» INSTRUCTIONS TO FOLLOW
Below is a listing to transcribe in full and exactly; keep the pictures out.

◇ ◇ ◇ ◇ ◇

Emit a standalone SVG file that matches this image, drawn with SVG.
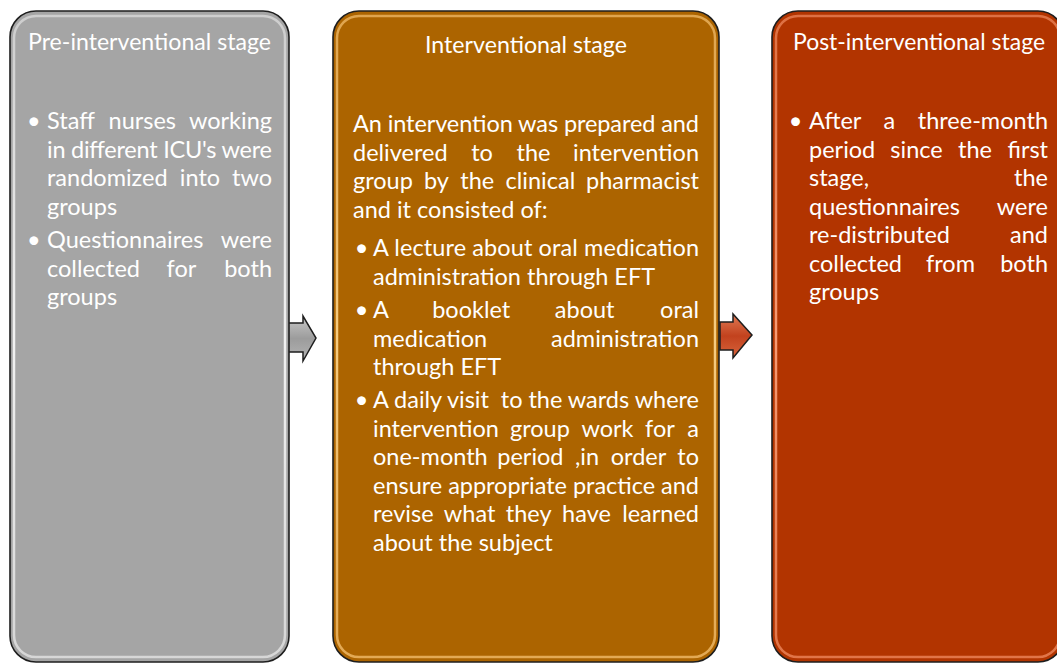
<svg xmlns="http://www.w3.org/2000/svg" width="1057" height="663" viewBox="0 0 1057 663">
<style>
  text { font-family: Lato, "Open Sans", "Liberation Sans", sans-serif; font-size: 23.5px; fill: #ffffff; }
  .e { text-anchor: end; }
  .m { text-anchor: middle; }
  .pre { white-space: pre; }
  .box { stroke: #1e1e1e; stroke-width: 1.6; }
  .rim { fill: none; stroke-width: 2.5; }
  .arrow { stroke: #1e1e1e; stroke-width: 1.5; stroke-linejoin: miter; }
</style>
<defs>
  <linearGradient id="rimGrey" x1="0" y1="0" x2="0" y2="1">
    <stop offset="0" stop-color="#ffffff" stop-opacity="0.45"/>
    <stop offset="0.5" stop-color="#ffffff" stop-opacity="0.85"/>
    <stop offset="1" stop-color="#ffffff" stop-opacity="0.55"/>
  </linearGradient>
  <linearGradient id="rimBrown" x1="0" y1="0" x2="0" y2="1">
    <stop offset="0" stop-color="#f5c070" stop-opacity="0.7"/>
    <stop offset="0.5" stop-color="#ffd890" stop-opacity="0.9"/>
    <stop offset="1" stop-color="#f5c070" stop-opacity="0.75"/>
  </linearGradient>
  <linearGradient id="rimRed" x1="0" y1="0" x2="0" y2="1">
    <stop offset="0" stop-color="#f08a60" stop-opacity="0.7"/>
    <stop offset="0.5" stop-color="#ffa680" stop-opacity="0.9"/>
    <stop offset="1" stop-color="#f08a60" stop-opacity="0.75"/>
  </linearGradient>
  <linearGradient id="arrGrey" x1="0" y1="0" x2="0" y2="1">
    <stop offset="0" stop-color="#c8c8c8"/>
    <stop offset="0.5" stop-color="#9c9c9c"/>
    <stop offset="1" stop-color="#b4b4b4"/>
  </linearGradient>
  <linearGradient id="arrRed" x1="0" y1="0" x2="0" y2="1">
    <stop offset="0" stop-color="#e07a55"/>
    <stop offset="0.5" stop-color="#c2421e"/>
    <stop offset="1" stop-color="#d8643c"/>
  </linearGradient>
</defs>

<g id="connectors">
  <path class="arrow" fill="url(#arrGrey)" d="M288,323 L303,323 L303,316 L316,338 L303,361 L303,352 L288,352 Z"/>
  <path class="arrow" fill="url(#arrRed)" d="M720,322 L733,322 L733,314 L752,335 L733,358 L733,350 L720,350 Z"/>
</g>

<g id="node-pre">
  <rect class="box" x="10" y="11" width="279" height="651" rx="26" ry="26" fill="#a5a5a5"/>
  <rect class="rim" x="14" y="16" width="271" height="641" rx="22" ry="22" stroke="url(#rimGrey)"/>
  <text x="28" y="50" textLength="243" lengthAdjust="spacingAndGlyphs">Pre-interventional stage</text>
  <text class="m" x="33.7" y="129">•</text>
  <text x="47" y="129">Staff</text><text class="m" x="142.3" y="129">nurses</text><text class="e" x="272" y="129">working</text>
  <text x="47" y="157.5" textLength="225" lengthAdjust="spacing">in different ICU's were</text>
  <text x="47" y="186">randomized</text><text class="m" x="200" y="186">into</text><text class="e" x="272" y="186">two</text>
  <text x="47" y="214.5">groups</text>
  <text class="m" x="33.7" y="248">•</text>
  <text x="47" y="248">Questionnaires</text><text class="e" x="272" y="248">were</text>
  <text x="47" y="276.5">collected</text><text class="m" x="181.4" y="276.5">for</text><text class="e" x="272" y="276.5">both</text>
  <text x="47" y="305">groups</text>
</g>

<g id="node-intervention">
  <rect class="box" x="333" y="11" width="386" height="651" rx="26" ry="26" fill="#ac6400"/>
  <rect class="rim" x="337" y="16" width="378" height="641" rx="22" ry="22" stroke="url(#rimBrown)"/>
  <text x="425" y="53" textLength="202" lengthAdjust="spacingAndGlyphs">Interventional stage</text>
  <text x="353" y="132" textLength="346" lengthAdjust="spacing">An intervention was prepared and</text>
  <text x="353" y="160.5">delivered</text><text class="m" x="482" y="160.5">to</text><text class="m" x="533.5" y="160.5">the</text><text class="e" x="699" y="160.5">intervention</text>
  <text x="353" y="189">group</text><text class="m" x="436.4" y="189">by</text><text class="m" x="477.3" y="189">the</text><text class="m" x="540.4" y="189">clinical</text><text class="e" x="699" y="189">pharmacist</text>
  <text x="353" y="217.5">and it consisted of:</text>
  <text class="m" x="361.5" y="256">•</text>
  <text x="373" y="256" textLength="326" lengthAdjust="spacing">A lecture about oral medication</text>
  <text x="373" y="284.5">administration through EFT</text>
  <text class="m" x="361.5" y="318">•</text>
  <text x="373" y="318">A</text><text class="m" x="471.2" y="318">booklet</text><text class="m" x="584.7" y="318">about</text><text class="e" x="699" y="318">oral</text>
  <text x="373" y="346.5">medication</text><text class="e" x="699" y="346.5">administration</text>
  <text x="373" y="375">through EFT</text>
  <text class="m" x="361.5" y="408">•</text>
  <text class="pre" x="373" y="408" textLength="326" lengthAdjust="spacing">A daily visit  to the wards where</text>
  <text x="373" y="436.5">intervention</text><text class="m" x="539.9" y="436.5">group</text><text class="m" x="607.5" y="436.5">work</text><text class="m" x="659.9" y="436.5">for</text><text class="e" x="699" y="436.5">a</text>
  <text x="373" y="465">one-month</text><text class="m" x="530.4" y="465">period</text><text class="m" x="587" y="465">,in</text><text class="m" x="638.5" y="465">order</text><text class="e" x="699" y="465">to</text>
  <text x="373" y="493.5" textLength="326" lengthAdjust="spacing">ensure appropriate practice and</text>
  <text x="373" y="522">revise</text><text class="m" x="469.6" y="522">what</text><text class="m" x="528.7" y="522">they</text><text class="m" x="586.5" y="522">have</text><text class="e" x="699" y="522">learned</text>
  <text x="373" y="550.5">about the subject</text>
</g>

<g id="node-post">
  <rect class="box" x="772" y="11" width="292" height="651" rx="26" ry="26" fill="#b23400"/>
  <rect class="rim" x="776" y="16" width="284" height="641" rx="22" ry="22" stroke="url(#rimRed)"/>
  <text x="793" y="50" textLength="252" lengthAdjust="spacingAndGlyphs">Post-interventional stage</text>
  <text class="m" x="795.5" y="129">•</text>
  <text x="809" y="129">After</text><text class="m" x="889.3" y="129">a</text><text class="e" x="1048" y="129">three-month</text>
  <text x="809" y="157.5">period</text><text class="m" x="916.5" y="157.5">since</text><text class="m" x="975" y="157.5">the</text><text class="e" x="1048" y="157.5">first</text>
  <text x="809" y="186">stage,</text><text class="e" x="1048" y="186">the</text>
  <text x="809" y="214.5">questionnaires</text><text class="e" x="1048" y="214.5">were</text>
  <text x="809" y="243">re-distributed</text><text class="e" x="1048" y="243">and</text>
  <text x="809" y="271.5">collected</text><text class="m" x="950.5" y="271.5">from</text><text class="e" x="1048" y="271.5">both</text>
  <text x="809" y="300">groups</text>
</g>
</svg>
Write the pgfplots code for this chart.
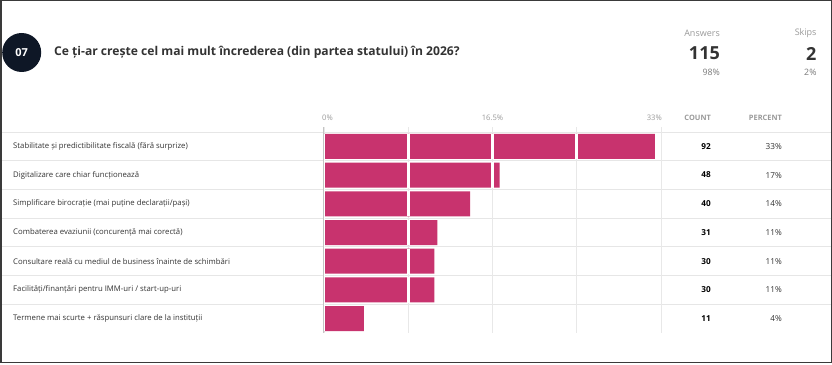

◇ ◇ ◇ ◇ ◇

» REPLY TO THE TASK
Emit a standalone SVG file that matches this image, drawn with SVG.
<svg xmlns="http://www.w3.org/2000/svg" width="1057" height="663" viewBox="0 0 1057 663">
<style>
  text { font-family: Lato, "Open Sans", "Liberation Sans", sans-serif; font-size: 23.5px; fill: #ffffff; }
  .e { text-anchor: end; }
  .m { text-anchor: middle; }
  .pre { white-space: pre; }
  .box { stroke: #1e1e1e; stroke-width: 1.6; }
  .rim { fill: none; stroke-width: 2.5; }
  .arrow { stroke: #1e1e1e; stroke-width: 1.5; stroke-linejoin: miter; }
</style>
<defs>
  <linearGradient id="rimGrey" x1="0" y1="0" x2="0" y2="1">
    <stop offset="0" stop-color="#ffffff" stop-opacity="0.45"/>
    <stop offset="0.5" stop-color="#ffffff" stop-opacity="0.85"/>
    <stop offset="1" stop-color="#ffffff" stop-opacity="0.55"/>
  </linearGradient>
  <linearGradient id="rimBrown" x1="0" y1="0" x2="0" y2="1">
    <stop offset="0" stop-color="#f5c070" stop-opacity="0.7"/>
    <stop offset="0.5" stop-color="#ffd890" stop-opacity="0.9"/>
    <stop offset="1" stop-color="#f5c070" stop-opacity="0.75"/>
  </linearGradient>
  <linearGradient id="rimRed" x1="0" y1="0" x2="0" y2="1">
    <stop offset="0" stop-color="#f08a60" stop-opacity="0.7"/>
    <stop offset="0.5" stop-color="#ffa680" stop-opacity="0.9"/>
    <stop offset="1" stop-color="#f08a60" stop-opacity="0.75"/>
  </linearGradient>
  <linearGradient id="arrGrey" x1="0" y1="0" x2="0" y2="1">
    <stop offset="0" stop-color="#c8c8c8"/>
    <stop offset="0.5" stop-color="#9c9c9c"/>
    <stop offset="1" stop-color="#b4b4b4"/>
  </linearGradient>
  <linearGradient id="arrRed" x1="0" y1="0" x2="0" y2="1">
    <stop offset="0" stop-color="#e07a55"/>
    <stop offset="0.5" stop-color="#c2421e"/>
    <stop offset="1" stop-color="#d8643c"/>
  </linearGradient>
</defs>

<g id="connectors">
  <path class="arrow" fill="url(#arrGrey)" d="M288,323 L303,323 L303,316 L316,338 L303,361 L303,352 L288,352 Z"/>
  <path class="arrow" fill="url(#arrRed)" d="M720,322 L733,322 L733,314 L752,335 L733,358 L733,350 L720,350 Z"/>
</g>

<g id="node-pre">
  <rect class="box" x="10" y="11" width="279" height="651" rx="26" ry="26" fill="#a5a5a5"/>
  <rect class="rim" x="14" y="16" width="271" height="641" rx="22" ry="22" stroke="url(#rimGrey)"/>
  <text x="28" y="50" textLength="243" lengthAdjust="spacingAndGlyphs">Pre-interventional stage</text>
  <text class="m" x="33.7" y="129">•</text>
  <text x="47" y="129">Staff</text><text class="m" x="142.3" y="129">nurses</text><text class="e" x="272" y="129">working</text>
  <text x="47" y="157.5" textLength="225" lengthAdjust="spacing">in different ICU's were</text>
  <text x="47" y="186">randomized</text><text class="m" x="200" y="186">into</text><text class="e" x="272" y="186">two</text>
  <text x="47" y="214.5">groups</text>
  <text class="m" x="33.7" y="248">•</text>
  <text x="47" y="248">Questionnaires</text><text class="e" x="272" y="248">were</text>
  <text x="47" y="276.5">collected</text><text class="m" x="181.4" y="276.5">for</text><text class="e" x="272" y="276.5">both</text>
  <text x="47" y="305">groups</text>
</g>

<g id="node-intervention">
  <rect class="box" x="333" y="11" width="386" height="651" rx="26" ry="26" fill="#ac6400"/>
  <rect class="rim" x="337" y="16" width="378" height="641" rx="22" ry="22" stroke="url(#rimBrown)"/>
  <text x="425" y="53" textLength="202" lengthAdjust="spacingAndGlyphs">Interventional stage</text>
  <text x="353" y="132" textLength="346" lengthAdjust="spacing">An intervention was prepared and</text>
  <text x="353" y="160.5">delivered</text><text class="m" x="482" y="160.5">to</text><text class="m" x="533.5" y="160.5">the</text><text class="e" x="699" y="160.5">intervention</text>
  <text x="353" y="189">group</text><text class="m" x="436.4" y="189">by</text><text class="m" x="477.3" y="189">the</text><text class="m" x="540.4" y="189">clinical</text><text class="e" x="699" y="189">pharmacist</text>
  <text x="353" y="217.5">and it consisted of:</text>
  <text class="m" x="361.5" y="256">•</text>
  <text x="373" y="256" textLength="326" lengthAdjust="spacing">A lecture about oral medication</text>
  <text x="373" y="284.5">administration through EFT</text>
  <text class="m" x="361.5" y="318">•</text>
  <text x="373" y="318">A</text><text class="m" x="471.2" y="318">booklet</text><text class="m" x="584.7" y="318">about</text><text class="e" x="699" y="318">oral</text>
  <text x="373" y="346.5">medication</text><text class="e" x="699" y="346.5">administration</text>
  <text x="373" y="375">through EFT</text>
  <text class="m" x="361.5" y="408">•</text>
  <text class="pre" x="373" y="408" textLength="326" lengthAdjust="spacing">A daily visit  to the wards where</text>
  <text x="373" y="436.5">intervention</text><text class="m" x="539.9" y="436.5">group</text><text class="m" x="607.5" y="436.5">work</text><text class="m" x="659.9" y="436.5">for</text><text class="e" x="699" y="436.5">a</text>
  <text x="373" y="465">one-month</text><text class="m" x="530.4" y="465">period</text><text class="m" x="587" y="465">,in</text><text class="m" x="638.5" y="465">order</text><text class="e" x="699" y="465">to</text>
  <text x="373" y="493.5" textLength="326" lengthAdjust="spacing">ensure appropriate practice and</text>
  <text x="373" y="522">revise</text><text class="m" x="469.6" y="522">what</text><text class="m" x="528.7" y="522">they</text><text class="m" x="586.5" y="522">have</text><text class="e" x="699" y="522">learned</text>
  <text x="373" y="550.5">about the subject</text>
</g>

<g id="node-post">
  <rect class="box" x="772" y="11" width="292" height="651" rx="26" ry="26" fill="#b23400"/>
  <rect class="rim" x="776" y="16" width="284" height="641" rx="22" ry="22" stroke="url(#rimRed)"/>
  <text x="793" y="50" textLength="252" lengthAdjust="spacingAndGlyphs">Post-interventional stage</text>
  <text class="m" x="795.5" y="129">•</text>
  <text x="809" y="129">After</text><text class="m" x="889.3" y="129">a</text><text class="e" x="1048" y="129">three-month</text>
  <text x="809" y="157.5">period</text><text class="m" x="916.5" y="157.5">since</text><text class="m" x="975" y="157.5">the</text><text class="e" x="1048" y="157.5">first</text>
  <text x="809" y="186">stage,</text><text class="e" x="1048" y="186">the</text>
  <text x="809" y="214.5">questionnaires</text><text class="e" x="1048" y="214.5">were</text>
  <text x="809" y="243">re-distributed</text><text class="e" x="1048" y="243">and</text>
  <text x="809" y="271.5">collected</text><text class="m" x="950.5" y="271.5">from</text><text class="e" x="1048" y="271.5">both</text>
  <text x="809" y="300">groups</text>
</g>
</svg>
Write the pgfplots code for this chart.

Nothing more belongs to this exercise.